• _EXERCISE REQUIREMENTS_: Starting with the first line of the data below, copy each line up to and including the one containing "0.652, 0.624, 0.719, 0.755]". Pictures stay out.
— START DATA SHOWN —
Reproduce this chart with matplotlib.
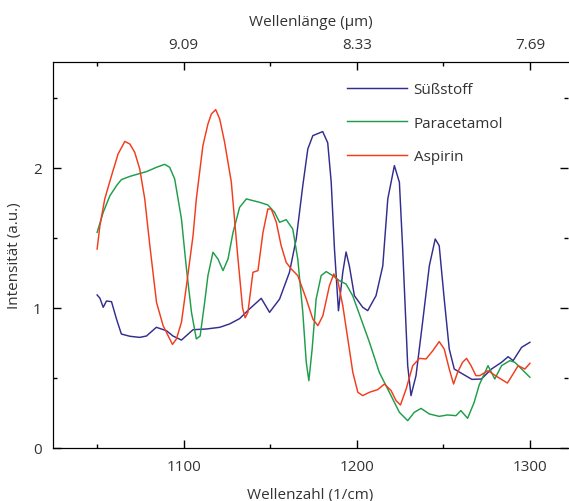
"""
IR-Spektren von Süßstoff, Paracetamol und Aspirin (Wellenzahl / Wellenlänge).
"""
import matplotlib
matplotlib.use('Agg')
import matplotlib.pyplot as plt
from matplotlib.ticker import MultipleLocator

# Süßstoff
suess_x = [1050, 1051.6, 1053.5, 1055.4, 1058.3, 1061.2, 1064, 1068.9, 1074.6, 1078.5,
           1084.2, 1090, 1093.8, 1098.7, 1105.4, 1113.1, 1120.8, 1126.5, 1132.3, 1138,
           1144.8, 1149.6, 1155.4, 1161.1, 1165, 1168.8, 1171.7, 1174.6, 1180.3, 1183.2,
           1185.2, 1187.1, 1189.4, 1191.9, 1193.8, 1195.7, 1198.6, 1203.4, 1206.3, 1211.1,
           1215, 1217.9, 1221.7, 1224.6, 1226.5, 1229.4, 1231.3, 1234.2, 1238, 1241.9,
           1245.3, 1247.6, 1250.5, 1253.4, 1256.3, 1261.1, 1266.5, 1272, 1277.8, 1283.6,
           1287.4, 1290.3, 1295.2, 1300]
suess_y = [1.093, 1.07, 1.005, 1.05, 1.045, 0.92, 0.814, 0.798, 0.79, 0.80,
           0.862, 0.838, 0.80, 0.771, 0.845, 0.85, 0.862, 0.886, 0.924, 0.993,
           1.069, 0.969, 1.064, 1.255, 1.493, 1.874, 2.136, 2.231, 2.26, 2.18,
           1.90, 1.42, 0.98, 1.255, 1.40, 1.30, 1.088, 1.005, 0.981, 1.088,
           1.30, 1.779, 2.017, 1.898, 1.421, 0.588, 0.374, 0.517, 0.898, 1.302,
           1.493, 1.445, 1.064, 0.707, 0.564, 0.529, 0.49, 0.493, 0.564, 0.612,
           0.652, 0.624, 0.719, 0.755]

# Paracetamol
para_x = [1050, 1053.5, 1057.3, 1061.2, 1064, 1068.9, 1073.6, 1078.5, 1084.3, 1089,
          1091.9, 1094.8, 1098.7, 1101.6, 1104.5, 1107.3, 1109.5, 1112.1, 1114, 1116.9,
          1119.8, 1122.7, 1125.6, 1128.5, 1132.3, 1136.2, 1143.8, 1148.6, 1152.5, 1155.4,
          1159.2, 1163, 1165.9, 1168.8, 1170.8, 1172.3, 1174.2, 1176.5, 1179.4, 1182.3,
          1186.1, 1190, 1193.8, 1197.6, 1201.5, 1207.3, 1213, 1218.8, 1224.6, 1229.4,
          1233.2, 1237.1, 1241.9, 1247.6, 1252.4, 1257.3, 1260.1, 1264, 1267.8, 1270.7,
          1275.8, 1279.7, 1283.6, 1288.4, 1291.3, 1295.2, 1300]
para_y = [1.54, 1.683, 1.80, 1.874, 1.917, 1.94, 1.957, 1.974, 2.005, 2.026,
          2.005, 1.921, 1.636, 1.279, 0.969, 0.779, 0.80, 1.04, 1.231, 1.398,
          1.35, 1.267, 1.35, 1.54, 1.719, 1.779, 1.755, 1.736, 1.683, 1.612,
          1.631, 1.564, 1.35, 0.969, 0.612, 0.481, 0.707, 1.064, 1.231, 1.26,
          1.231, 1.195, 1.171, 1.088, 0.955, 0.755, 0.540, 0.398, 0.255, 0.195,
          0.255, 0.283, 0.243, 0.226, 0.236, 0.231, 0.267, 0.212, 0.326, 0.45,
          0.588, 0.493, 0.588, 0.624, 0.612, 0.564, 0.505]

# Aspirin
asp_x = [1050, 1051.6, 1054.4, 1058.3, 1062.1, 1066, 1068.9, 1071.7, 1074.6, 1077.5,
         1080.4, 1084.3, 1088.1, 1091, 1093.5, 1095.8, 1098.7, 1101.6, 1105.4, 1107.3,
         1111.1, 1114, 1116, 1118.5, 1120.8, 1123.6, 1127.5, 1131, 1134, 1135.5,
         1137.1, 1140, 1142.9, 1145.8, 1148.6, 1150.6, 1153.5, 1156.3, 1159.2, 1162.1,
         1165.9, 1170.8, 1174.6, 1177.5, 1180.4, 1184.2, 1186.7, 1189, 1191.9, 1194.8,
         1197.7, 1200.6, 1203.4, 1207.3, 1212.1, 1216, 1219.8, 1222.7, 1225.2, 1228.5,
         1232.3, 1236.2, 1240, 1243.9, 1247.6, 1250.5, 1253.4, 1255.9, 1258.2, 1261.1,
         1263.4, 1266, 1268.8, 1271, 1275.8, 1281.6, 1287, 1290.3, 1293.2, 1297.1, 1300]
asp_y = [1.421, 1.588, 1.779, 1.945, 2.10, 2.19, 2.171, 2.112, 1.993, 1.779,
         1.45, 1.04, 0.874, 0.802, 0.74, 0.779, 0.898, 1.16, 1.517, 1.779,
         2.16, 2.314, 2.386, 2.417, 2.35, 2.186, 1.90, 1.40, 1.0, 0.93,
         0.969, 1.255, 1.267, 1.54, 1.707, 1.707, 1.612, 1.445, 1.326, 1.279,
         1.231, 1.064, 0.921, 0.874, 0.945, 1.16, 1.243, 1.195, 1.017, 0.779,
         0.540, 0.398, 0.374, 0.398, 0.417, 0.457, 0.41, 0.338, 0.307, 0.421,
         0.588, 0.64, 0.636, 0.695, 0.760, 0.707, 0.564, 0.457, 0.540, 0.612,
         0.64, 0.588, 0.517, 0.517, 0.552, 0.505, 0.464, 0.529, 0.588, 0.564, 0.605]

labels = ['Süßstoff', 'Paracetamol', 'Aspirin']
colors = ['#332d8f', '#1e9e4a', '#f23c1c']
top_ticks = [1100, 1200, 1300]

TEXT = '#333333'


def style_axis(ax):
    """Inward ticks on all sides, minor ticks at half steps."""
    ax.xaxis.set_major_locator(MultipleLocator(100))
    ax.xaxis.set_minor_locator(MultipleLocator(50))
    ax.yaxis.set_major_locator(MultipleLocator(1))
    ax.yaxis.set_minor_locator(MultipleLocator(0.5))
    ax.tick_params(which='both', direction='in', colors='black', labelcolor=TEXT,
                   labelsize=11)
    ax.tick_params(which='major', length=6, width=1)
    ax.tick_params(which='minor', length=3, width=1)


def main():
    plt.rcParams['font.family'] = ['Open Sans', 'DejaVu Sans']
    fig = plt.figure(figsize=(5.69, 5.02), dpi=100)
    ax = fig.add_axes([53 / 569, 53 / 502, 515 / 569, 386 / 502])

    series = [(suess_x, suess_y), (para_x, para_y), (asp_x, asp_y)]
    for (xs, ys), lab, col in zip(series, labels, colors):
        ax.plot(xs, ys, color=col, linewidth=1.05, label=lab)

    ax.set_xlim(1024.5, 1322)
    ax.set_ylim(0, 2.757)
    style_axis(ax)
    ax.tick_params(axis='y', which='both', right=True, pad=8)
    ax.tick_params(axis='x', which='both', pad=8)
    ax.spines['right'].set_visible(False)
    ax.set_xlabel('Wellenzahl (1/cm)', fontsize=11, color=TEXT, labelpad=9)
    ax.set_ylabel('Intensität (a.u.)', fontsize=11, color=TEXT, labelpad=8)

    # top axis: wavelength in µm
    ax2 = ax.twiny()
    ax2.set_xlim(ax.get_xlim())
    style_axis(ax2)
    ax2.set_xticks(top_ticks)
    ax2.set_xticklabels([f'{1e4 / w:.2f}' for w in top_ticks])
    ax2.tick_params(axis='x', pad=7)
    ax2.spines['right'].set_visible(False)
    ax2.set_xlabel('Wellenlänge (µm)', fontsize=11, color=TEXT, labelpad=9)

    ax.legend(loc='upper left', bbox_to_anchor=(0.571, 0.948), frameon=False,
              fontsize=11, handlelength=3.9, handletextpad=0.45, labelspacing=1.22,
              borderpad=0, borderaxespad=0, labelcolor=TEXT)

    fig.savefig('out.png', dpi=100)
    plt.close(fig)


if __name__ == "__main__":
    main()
— END DATA SHOWN —
• _TASK RESPONSE_:
Reproduce this chart with matplotlib.
"""
IR-Spektren von Süßstoff, Paracetamol und Aspirin (Wellenzahl / Wellenlänge).
"""
import matplotlib
matplotlib.use('Agg')
import matplotlib.pyplot as plt
from matplotlib.ticker import MultipleLocator

# Süßstoff
suess_x = [1050, 1051.6, 1053.5, 1055.4, 1058.3, 1061.2, 1064, 1068.9, 1074.6, 1078.5,
           1084.2, 1090, 1093.8, 1098.7, 1105.4, 1113.1, 1120.8, 1126.5, 1132.3, 1138,
           1144.8, 1149.6, 1155.4, 1161.1, 1165, 1168.8, 1171.7, 1174.6, 1180.3, 1183.2,
           1185.2, 1187.1, 1189.4, 1191.9, 1193.8, 1195.7, 1198.6, 1203.4, 1206.3, 1211.1,
           1215, 1217.9, 1221.7, 1224.6, 1226.5, 1229.4, 1231.3, 1234.2, 1238, 1241.9,
           1245.3, 1247.6, 1250.5, 1253.4, 1256.3, 1261.1, 1266.5, 1272, 1277.8, 1283.6,
           1287.4, 1290.3, 1295.2, 1300]
suess_y = [1.093, 1.07, 1.005, 1.05, 1.045, 0.92, 0.814, 0.798, 0.79, 0.80,
           0.862, 0.838, 0.80, 0.771, 0.845, 0.85, 0.862, 0.886, 0.924, 0.993,
           1.069, 0.969, 1.064, 1.255, 1.493, 1.874, 2.136, 2.231, 2.26, 2.18,
           1.90, 1.42, 0.98, 1.255, 1.40, 1.30, 1.088, 1.005, 0.981, 1.088,
           1.30, 1.779, 2.017, 1.898, 1.421, 0.588, 0.374, 0.517, 0.898, 1.302,
           1.493, 1.445, 1.064, 0.707, 0.564, 0.529, 0.49, 0.493, 0.564, 0.612,
           0.652, 0.624, 0.719, 0.755]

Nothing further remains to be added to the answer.